I've cried a lot today.
This has been a very good Easter full of tender mercies from my Heavenly Father. Although seemingly small, I know someone is watching out for me.
Cory's cousin Andrew blessed their baby this morning the same time that we had church. Of course we wanted to go but someone had to stay and teach our Sunday school lesson. So Cory took Kennedy with him and went to the blessing while I went to our own ward. That meant I got to sit through sacrament meeting entirely interruption free! There was an amazing spirit that filled our meeting. It's been a while since I've cried in sacrament meeting for spiritual reasons ;). It was muchly needed and I was so grateful to be able to have a special Easter Sunday.

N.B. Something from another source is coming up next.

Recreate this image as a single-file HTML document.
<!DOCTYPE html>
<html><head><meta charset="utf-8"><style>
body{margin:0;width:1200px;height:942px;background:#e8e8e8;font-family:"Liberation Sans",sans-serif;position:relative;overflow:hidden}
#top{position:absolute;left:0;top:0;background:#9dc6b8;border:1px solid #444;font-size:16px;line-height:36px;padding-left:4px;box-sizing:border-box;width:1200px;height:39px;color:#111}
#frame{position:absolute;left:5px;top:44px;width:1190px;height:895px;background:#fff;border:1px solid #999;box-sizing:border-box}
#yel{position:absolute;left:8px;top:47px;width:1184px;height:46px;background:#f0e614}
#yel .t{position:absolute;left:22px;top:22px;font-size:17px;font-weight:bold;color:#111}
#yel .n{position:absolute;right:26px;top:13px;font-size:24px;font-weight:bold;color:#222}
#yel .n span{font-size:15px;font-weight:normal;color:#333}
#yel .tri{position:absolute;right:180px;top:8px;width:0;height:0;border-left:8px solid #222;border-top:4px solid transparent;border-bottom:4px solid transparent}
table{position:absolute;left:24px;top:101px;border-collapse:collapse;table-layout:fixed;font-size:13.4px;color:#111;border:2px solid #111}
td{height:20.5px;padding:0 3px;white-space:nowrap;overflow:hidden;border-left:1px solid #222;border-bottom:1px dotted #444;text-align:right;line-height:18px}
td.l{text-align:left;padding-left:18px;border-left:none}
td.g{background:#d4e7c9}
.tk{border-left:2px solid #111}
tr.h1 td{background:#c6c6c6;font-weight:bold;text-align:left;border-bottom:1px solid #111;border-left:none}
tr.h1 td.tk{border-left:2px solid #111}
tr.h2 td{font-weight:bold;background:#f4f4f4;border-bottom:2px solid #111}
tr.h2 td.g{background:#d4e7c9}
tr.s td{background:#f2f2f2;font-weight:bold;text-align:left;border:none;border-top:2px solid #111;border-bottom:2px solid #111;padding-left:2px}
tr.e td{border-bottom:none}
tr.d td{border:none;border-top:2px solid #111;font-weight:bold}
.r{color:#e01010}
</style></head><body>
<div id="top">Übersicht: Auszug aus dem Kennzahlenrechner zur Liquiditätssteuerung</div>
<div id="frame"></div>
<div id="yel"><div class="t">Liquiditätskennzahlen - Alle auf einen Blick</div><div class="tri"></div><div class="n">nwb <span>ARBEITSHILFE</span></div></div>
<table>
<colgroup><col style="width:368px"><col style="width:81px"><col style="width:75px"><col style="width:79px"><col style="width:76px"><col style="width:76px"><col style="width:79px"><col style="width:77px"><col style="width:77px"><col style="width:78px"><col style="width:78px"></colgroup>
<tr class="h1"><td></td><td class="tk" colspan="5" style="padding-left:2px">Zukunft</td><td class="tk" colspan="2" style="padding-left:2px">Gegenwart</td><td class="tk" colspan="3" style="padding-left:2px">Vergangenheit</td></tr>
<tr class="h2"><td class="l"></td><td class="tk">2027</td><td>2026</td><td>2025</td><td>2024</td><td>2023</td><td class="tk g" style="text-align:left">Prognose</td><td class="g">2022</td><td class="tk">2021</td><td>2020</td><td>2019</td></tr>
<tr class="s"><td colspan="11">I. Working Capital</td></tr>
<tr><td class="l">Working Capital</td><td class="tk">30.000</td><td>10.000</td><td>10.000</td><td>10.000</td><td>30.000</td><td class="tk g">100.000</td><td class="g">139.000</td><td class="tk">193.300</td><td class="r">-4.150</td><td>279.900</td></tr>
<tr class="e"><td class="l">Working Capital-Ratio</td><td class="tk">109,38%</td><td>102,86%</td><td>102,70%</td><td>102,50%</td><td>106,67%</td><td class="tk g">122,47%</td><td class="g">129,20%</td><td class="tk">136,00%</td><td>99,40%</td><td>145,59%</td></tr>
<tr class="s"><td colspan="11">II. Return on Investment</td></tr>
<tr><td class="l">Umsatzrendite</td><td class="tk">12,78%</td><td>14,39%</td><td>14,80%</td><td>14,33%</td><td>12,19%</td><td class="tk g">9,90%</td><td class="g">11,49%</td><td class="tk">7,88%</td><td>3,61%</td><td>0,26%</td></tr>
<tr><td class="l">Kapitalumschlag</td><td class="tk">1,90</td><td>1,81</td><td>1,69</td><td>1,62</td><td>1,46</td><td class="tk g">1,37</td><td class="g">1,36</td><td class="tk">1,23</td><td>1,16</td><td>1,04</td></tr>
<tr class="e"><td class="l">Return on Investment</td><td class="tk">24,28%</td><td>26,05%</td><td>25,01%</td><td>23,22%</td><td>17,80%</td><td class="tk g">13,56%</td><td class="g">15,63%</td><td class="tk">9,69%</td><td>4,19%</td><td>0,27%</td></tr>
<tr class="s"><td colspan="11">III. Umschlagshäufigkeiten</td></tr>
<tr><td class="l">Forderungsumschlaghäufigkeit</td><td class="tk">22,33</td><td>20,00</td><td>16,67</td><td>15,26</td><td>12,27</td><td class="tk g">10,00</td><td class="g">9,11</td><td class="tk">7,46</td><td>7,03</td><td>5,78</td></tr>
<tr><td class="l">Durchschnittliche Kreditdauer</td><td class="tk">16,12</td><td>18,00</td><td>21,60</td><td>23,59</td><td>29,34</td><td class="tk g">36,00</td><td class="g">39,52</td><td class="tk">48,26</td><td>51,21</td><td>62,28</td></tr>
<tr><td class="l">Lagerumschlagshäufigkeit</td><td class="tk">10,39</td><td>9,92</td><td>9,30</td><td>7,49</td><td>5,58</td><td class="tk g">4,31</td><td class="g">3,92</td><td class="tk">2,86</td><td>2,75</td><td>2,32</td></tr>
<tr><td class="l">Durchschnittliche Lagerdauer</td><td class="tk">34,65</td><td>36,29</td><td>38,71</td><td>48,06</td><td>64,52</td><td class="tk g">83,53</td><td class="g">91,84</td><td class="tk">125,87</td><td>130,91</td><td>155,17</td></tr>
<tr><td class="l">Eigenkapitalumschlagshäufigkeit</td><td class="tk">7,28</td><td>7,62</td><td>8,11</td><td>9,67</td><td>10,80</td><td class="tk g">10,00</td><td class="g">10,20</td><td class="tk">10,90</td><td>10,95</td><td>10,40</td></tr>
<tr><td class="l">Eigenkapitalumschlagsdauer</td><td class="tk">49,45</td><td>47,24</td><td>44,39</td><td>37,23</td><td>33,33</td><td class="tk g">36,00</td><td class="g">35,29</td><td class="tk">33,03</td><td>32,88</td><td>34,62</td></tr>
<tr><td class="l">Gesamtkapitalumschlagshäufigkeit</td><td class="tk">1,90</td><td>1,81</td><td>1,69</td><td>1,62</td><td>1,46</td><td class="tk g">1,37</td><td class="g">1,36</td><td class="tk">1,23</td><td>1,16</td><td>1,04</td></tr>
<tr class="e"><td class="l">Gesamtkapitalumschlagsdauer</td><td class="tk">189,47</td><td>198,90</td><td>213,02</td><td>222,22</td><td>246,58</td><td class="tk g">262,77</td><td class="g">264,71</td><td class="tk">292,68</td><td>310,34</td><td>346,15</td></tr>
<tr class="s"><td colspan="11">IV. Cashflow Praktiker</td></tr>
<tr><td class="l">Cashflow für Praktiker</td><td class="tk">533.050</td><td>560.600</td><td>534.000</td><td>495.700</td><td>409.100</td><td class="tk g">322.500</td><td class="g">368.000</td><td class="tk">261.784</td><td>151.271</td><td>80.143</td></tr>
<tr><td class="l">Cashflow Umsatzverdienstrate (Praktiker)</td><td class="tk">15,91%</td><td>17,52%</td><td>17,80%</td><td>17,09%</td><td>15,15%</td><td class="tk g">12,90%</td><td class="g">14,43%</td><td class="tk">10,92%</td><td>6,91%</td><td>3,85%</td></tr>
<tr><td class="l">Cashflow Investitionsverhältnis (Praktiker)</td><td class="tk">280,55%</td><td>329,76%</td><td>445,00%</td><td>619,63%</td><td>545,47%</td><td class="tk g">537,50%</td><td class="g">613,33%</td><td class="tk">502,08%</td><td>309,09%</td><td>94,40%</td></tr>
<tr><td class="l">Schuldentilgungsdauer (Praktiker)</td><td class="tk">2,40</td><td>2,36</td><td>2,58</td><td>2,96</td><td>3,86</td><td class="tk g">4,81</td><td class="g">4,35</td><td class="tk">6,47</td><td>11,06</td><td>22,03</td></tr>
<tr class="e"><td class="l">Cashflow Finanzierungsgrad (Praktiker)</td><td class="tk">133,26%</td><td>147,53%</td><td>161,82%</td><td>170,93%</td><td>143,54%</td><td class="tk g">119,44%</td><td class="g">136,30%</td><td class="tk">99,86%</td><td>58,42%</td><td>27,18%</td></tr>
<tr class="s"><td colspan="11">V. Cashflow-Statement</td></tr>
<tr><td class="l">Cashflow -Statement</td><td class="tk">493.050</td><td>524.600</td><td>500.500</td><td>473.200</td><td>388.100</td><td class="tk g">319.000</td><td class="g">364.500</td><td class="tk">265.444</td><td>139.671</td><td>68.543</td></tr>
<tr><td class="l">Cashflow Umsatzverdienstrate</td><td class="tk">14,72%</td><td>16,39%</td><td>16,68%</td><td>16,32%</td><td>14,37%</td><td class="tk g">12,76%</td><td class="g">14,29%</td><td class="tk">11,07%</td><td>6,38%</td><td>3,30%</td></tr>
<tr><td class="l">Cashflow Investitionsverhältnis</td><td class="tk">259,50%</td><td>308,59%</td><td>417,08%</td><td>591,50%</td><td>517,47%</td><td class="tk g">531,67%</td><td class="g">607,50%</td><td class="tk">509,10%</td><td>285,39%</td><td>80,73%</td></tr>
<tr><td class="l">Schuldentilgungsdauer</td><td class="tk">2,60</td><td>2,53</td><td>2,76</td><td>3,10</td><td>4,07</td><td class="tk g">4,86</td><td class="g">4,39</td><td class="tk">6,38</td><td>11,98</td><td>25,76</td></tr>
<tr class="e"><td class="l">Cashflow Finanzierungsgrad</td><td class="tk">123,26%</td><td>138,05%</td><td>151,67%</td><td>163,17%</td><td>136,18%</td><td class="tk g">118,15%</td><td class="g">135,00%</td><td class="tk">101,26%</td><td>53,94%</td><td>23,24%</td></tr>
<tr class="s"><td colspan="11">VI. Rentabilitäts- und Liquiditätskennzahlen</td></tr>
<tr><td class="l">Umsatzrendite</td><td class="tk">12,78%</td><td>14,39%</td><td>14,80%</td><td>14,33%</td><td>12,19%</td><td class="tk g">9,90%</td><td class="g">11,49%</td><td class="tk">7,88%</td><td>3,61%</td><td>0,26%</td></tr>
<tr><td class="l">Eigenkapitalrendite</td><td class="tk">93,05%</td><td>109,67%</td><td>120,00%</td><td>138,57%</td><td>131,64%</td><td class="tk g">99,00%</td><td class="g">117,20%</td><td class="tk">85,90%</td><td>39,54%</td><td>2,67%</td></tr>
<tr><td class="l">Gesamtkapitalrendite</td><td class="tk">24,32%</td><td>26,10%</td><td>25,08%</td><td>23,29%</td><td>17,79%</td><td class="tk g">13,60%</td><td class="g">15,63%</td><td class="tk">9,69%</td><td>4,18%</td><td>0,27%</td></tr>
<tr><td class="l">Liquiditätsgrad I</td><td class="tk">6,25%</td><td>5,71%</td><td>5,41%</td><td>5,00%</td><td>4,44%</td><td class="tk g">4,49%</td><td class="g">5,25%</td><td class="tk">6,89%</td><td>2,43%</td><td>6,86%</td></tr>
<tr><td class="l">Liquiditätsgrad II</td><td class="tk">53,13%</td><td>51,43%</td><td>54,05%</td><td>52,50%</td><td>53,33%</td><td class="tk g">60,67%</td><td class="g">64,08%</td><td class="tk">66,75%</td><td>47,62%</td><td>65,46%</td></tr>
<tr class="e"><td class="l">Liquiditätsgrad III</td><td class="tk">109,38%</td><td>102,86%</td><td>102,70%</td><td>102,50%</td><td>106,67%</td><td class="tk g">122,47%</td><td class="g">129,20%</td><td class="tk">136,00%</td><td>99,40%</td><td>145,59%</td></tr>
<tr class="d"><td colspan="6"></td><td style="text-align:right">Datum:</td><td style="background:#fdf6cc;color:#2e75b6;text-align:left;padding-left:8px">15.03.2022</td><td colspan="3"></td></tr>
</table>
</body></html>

Kennedy has also warmed up to our families a lot recently. That has been another tender mercy because it would break my heart to see her recoil from them. I know she's just shy and it's totally a natural toddler reaction, but I also know it hurts when they love her so much. It's been great to see her open up to them and show them her adorable, sweet personality. And give them hugs and kisses goodbye! She's especially been good today.
I've been more aware of the atonement in my life more recently than usually. I know part of it has correlated with my efforts to learn how to deal with difficult people. The atonement isn't just for our sins, it's to help us forgive those who have sinned against us, too. That has also been a huge blessing in my life lately. I know that when times are tough, the Savior will step in help me through it. It's made handling trials a bit easier. Today I've felt especially grateful for that blessing.
I'm so eternally grateful for my family and for the answers to our prayers and pleas for divine intervention. I know we have all been strengthened these last few weeks and have seen the hand of the Lord in our lives.
And finally, another motherly tender mercy:
I absolutely love how much Kennedy is like Cory. I don't ever want to change that. But sometimes I wonder if she'll ever be like me. It's very, very important to me that our kids appreciate and hopefully have a talent for music. My love for music goes deeper than I can explain and I want to be able to share that with them. So right now, I am so touched and grateful for the moments Kennedy and I have when I get to sit quietly while holding her and sing to her. I feel like we connect deeper and more intimately when this happens. And she'll even take her turn and try and sing back to me. We just stare at each other and share in the beautiful music our hearts are making and sharing. I always cry. Always. Tonight especially. Those moments are some of my favorite as a parent. I know The Lord understands how much that means to me and I'm very grateful for that.
I just had to share those thoughts today. I hope everyone enjoyed their Easter Sunday!